[Problem to solve] Starting at the line that contains "Rebuild this chart" and stopping after the line that contains "const fmt = v => String(v);", copy the lines exactly. Pictures are left out.
--- The records ---
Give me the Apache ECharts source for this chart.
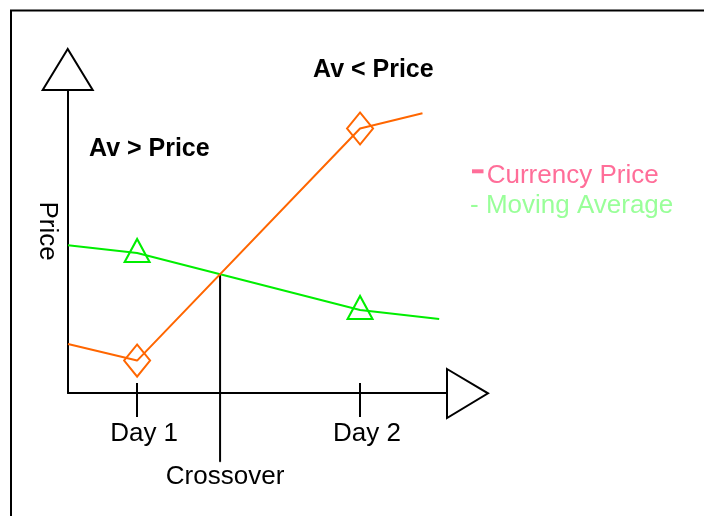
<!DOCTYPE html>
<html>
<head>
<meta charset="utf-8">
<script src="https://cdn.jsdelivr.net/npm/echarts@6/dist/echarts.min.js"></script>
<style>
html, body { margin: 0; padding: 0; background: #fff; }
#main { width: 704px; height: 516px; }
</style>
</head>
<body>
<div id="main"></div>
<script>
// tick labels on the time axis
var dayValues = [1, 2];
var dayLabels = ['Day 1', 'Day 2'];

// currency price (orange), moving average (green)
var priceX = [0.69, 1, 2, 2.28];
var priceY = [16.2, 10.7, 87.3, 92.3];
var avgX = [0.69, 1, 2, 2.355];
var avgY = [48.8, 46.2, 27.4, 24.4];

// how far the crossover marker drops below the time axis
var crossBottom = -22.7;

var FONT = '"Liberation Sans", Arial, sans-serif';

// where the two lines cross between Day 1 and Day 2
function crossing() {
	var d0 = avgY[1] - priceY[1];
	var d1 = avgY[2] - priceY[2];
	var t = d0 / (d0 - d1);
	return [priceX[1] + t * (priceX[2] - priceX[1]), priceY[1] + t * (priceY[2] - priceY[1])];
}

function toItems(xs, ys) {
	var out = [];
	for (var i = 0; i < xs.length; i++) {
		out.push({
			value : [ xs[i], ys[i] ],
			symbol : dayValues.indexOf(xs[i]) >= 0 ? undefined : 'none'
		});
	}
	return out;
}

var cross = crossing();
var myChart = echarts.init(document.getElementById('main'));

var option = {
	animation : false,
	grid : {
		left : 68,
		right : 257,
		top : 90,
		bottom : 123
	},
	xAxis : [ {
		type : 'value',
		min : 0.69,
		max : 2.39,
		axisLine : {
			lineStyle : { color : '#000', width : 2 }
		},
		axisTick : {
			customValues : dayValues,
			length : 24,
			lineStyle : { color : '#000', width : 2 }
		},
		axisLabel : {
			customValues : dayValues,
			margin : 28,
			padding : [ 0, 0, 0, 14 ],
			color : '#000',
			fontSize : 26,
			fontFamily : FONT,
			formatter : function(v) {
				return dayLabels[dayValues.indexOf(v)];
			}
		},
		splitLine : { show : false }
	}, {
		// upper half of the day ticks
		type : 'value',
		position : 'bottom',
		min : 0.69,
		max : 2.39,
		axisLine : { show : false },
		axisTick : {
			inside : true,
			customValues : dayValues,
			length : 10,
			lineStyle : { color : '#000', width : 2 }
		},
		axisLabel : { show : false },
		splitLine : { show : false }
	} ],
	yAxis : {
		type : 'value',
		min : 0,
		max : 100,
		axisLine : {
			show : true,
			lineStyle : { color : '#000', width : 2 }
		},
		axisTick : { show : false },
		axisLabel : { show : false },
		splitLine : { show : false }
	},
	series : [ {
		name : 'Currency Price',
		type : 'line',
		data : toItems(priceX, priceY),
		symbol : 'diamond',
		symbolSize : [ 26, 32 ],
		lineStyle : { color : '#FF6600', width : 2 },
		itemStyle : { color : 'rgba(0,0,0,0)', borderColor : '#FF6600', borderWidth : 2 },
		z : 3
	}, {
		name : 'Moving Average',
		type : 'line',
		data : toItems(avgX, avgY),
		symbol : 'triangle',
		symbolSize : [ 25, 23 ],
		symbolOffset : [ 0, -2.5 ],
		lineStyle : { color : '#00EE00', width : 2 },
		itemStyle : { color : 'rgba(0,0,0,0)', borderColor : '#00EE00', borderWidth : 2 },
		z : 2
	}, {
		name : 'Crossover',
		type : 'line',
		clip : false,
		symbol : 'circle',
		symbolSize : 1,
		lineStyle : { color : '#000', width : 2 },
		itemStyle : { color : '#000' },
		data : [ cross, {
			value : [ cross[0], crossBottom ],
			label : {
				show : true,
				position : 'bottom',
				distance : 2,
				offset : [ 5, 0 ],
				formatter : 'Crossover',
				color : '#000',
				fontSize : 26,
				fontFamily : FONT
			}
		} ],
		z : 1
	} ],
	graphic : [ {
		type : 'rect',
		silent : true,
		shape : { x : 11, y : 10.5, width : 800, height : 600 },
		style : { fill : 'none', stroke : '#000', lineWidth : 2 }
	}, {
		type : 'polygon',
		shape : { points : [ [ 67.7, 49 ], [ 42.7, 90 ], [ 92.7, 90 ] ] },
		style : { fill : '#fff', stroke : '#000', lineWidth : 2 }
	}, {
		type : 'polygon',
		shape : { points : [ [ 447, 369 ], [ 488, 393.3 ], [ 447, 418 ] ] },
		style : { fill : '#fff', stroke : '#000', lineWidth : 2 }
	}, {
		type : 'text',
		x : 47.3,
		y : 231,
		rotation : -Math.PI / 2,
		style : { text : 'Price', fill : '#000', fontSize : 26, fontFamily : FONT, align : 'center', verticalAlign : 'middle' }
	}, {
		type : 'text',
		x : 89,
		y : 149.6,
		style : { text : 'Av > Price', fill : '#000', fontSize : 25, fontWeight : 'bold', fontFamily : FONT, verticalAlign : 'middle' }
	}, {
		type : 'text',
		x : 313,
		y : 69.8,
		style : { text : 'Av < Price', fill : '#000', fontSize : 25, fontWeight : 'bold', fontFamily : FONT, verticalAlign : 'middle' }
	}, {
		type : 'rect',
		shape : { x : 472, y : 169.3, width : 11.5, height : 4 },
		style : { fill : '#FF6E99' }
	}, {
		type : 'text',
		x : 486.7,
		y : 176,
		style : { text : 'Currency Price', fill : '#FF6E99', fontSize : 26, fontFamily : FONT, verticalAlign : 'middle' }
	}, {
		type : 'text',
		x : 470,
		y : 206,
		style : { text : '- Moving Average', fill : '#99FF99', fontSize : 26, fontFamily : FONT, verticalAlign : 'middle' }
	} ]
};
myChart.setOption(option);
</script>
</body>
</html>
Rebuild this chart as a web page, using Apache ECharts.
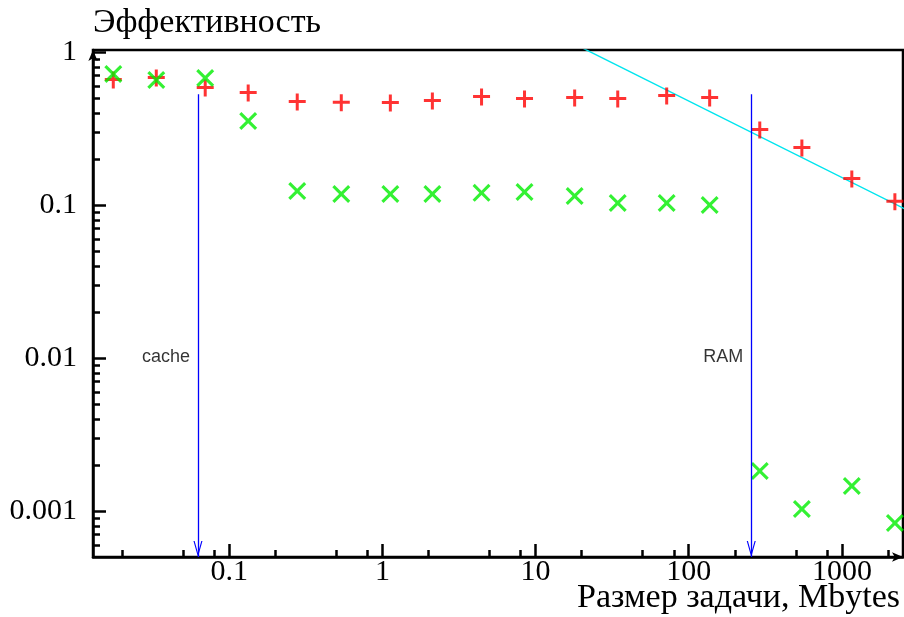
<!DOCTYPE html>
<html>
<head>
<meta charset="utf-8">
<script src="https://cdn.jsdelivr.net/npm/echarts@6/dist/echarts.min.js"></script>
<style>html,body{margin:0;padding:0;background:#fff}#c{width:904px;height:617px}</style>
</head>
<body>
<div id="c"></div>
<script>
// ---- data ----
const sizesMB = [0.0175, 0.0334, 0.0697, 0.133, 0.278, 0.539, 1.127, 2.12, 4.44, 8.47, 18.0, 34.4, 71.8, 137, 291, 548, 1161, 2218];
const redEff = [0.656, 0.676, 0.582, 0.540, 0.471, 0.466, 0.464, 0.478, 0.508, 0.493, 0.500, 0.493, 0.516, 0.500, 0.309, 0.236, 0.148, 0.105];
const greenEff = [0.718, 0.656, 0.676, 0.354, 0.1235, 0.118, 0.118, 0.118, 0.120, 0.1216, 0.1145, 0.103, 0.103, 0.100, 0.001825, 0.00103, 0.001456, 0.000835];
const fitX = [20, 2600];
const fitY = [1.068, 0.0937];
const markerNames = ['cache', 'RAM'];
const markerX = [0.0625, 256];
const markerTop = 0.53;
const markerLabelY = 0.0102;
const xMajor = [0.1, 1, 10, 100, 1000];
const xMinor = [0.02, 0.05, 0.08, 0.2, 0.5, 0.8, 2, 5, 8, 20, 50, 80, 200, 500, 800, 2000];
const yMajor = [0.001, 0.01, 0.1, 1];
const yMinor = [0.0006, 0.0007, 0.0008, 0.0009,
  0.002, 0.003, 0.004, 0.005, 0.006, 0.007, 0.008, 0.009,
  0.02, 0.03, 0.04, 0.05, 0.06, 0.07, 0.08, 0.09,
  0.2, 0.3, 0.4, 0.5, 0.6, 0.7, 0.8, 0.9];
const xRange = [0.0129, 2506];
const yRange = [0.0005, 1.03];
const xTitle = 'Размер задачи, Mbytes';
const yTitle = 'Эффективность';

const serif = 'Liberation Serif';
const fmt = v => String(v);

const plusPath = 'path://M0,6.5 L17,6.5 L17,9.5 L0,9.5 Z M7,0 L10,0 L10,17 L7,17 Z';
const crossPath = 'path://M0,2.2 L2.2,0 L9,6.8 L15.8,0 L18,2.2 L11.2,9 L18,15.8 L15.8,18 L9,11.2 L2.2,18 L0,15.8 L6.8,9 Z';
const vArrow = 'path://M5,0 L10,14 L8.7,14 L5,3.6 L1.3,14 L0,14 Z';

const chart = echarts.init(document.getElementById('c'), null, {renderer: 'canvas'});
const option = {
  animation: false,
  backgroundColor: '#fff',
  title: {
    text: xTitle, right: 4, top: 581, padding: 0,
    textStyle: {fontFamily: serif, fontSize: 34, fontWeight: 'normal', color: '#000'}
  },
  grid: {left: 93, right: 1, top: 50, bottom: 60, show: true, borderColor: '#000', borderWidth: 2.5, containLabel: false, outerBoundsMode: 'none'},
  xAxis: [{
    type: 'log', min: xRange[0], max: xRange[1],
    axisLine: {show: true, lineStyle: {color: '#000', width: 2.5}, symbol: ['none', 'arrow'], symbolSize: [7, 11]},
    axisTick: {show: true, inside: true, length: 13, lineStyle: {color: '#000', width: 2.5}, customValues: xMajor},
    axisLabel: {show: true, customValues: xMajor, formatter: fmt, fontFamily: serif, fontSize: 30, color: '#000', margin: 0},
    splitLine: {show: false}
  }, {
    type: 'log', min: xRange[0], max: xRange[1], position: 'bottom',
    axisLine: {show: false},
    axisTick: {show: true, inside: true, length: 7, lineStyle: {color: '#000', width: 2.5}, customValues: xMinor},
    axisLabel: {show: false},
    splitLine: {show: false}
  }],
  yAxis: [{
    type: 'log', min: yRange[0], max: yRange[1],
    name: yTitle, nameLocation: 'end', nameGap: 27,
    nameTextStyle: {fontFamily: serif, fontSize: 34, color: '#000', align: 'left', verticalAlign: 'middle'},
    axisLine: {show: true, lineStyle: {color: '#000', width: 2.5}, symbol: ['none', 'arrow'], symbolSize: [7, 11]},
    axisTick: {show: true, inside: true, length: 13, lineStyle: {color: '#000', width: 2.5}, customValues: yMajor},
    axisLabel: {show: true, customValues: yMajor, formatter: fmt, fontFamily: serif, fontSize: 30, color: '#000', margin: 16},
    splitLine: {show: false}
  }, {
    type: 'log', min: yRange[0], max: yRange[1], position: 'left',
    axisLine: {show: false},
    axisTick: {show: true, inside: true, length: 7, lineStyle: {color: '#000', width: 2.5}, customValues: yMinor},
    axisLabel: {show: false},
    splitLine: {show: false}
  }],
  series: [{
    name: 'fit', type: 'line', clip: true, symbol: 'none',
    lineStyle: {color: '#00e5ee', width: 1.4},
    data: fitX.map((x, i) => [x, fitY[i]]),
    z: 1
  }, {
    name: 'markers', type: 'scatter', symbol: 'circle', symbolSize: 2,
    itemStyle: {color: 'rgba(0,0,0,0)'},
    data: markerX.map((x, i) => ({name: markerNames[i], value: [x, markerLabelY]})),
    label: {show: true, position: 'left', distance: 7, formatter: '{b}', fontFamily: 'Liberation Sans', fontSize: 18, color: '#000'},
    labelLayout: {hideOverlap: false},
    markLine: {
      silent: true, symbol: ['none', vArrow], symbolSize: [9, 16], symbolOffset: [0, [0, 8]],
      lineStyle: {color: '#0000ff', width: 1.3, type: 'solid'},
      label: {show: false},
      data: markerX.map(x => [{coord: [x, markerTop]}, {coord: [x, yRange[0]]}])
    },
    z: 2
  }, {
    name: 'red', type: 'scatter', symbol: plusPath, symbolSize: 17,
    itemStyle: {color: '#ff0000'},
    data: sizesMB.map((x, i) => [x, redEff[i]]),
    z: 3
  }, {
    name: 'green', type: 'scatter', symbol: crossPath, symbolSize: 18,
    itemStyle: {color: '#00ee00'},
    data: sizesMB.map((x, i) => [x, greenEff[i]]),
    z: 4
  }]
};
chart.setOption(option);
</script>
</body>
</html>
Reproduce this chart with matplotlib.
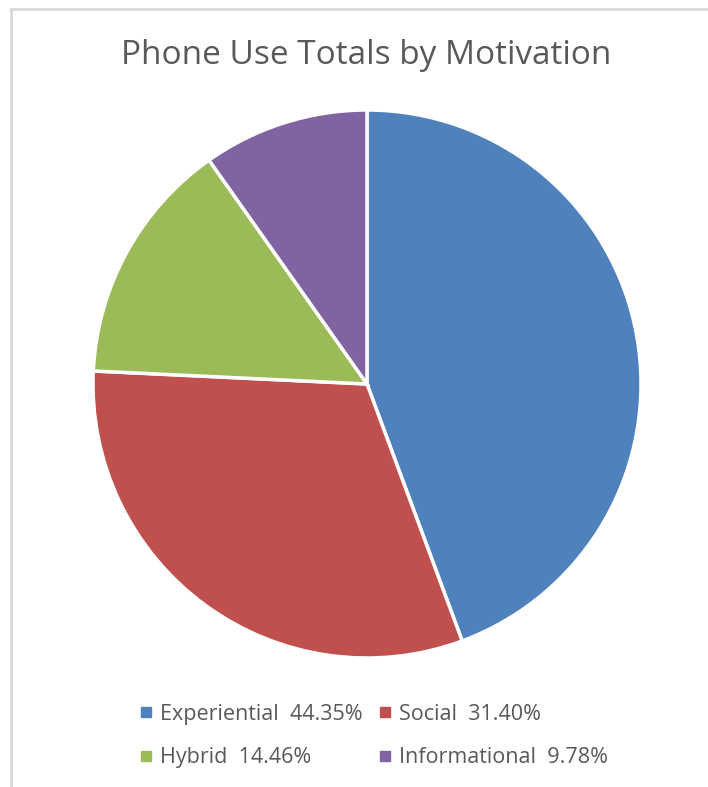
---
[Result]
Rebuild this chart as a web page, using Apache ECharts.
<!DOCTYPE html>
<html>
<head>
<meta charset="utf-8">
<script src="https://cdn.jsdelivr.net/npm/echarts@6/dist/echarts.min.js"></script>
<style>html,body{margin:0;padding:0;background:#fff}#c{width:904px;height:617px}</style>
</head>
<body>
<div id="c"></div>
<script>
// ---- data ----
const sizesMB = [0.0175, 0.0334, 0.0697, 0.133, 0.278, 0.539, 1.127, 2.12, 4.44, 8.47, 18.0, 34.4, 71.8, 137, 291, 548, 1161, 2218];
const redEff = [0.656, 0.676, 0.582, 0.540, 0.471, 0.466, 0.464, 0.478, 0.508, 0.493, 0.500, 0.493, 0.516, 0.500, 0.309, 0.236, 0.148, 0.105];
const greenEff = [0.718, 0.656, 0.676, 0.354, 0.1235, 0.118, 0.118, 0.118, 0.120, 0.1216, 0.1145, 0.103, 0.103, 0.100, 0.001825, 0.00103, 0.001456, 0.000835];
const fitX = [20, 2600];
const fitY = [1.068, 0.0937];
const markerNames = ['cache', 'RAM'];
const markerX = [0.0625, 256];
const markerTop = 0.53;
const markerLabelY = 0.0102;
const xMajor = [0.1, 1, 10, 100, 1000];
const xMinor = [0.02, 0.05, 0.08, 0.2, 0.5, 0.8, 2, 5, 8, 20, 50, 80, 200, 500, 800, 2000];
const yMajor = [0.001, 0.01, 0.1, 1];
const yMinor = [0.0006, 0.0007, 0.0008, 0.0009,
  0.002, 0.003, 0.004, 0.005, 0.006, 0.007, 0.008, 0.009,
  0.02, 0.03, 0.04, 0.05, 0.06, 0.07, 0.08, 0.09,
  0.2, 0.3, 0.4, 0.5, 0.6, 0.7, 0.8, 0.9];
const xRange = [0.0129, 2506];
const yRange = [0.0005, 1.03];
const xTitle = 'Размер задачи, Mbytes';
const yTitle = 'Эффективность';

const serif = 'Liberation Serif';
const fmt = v => String(v);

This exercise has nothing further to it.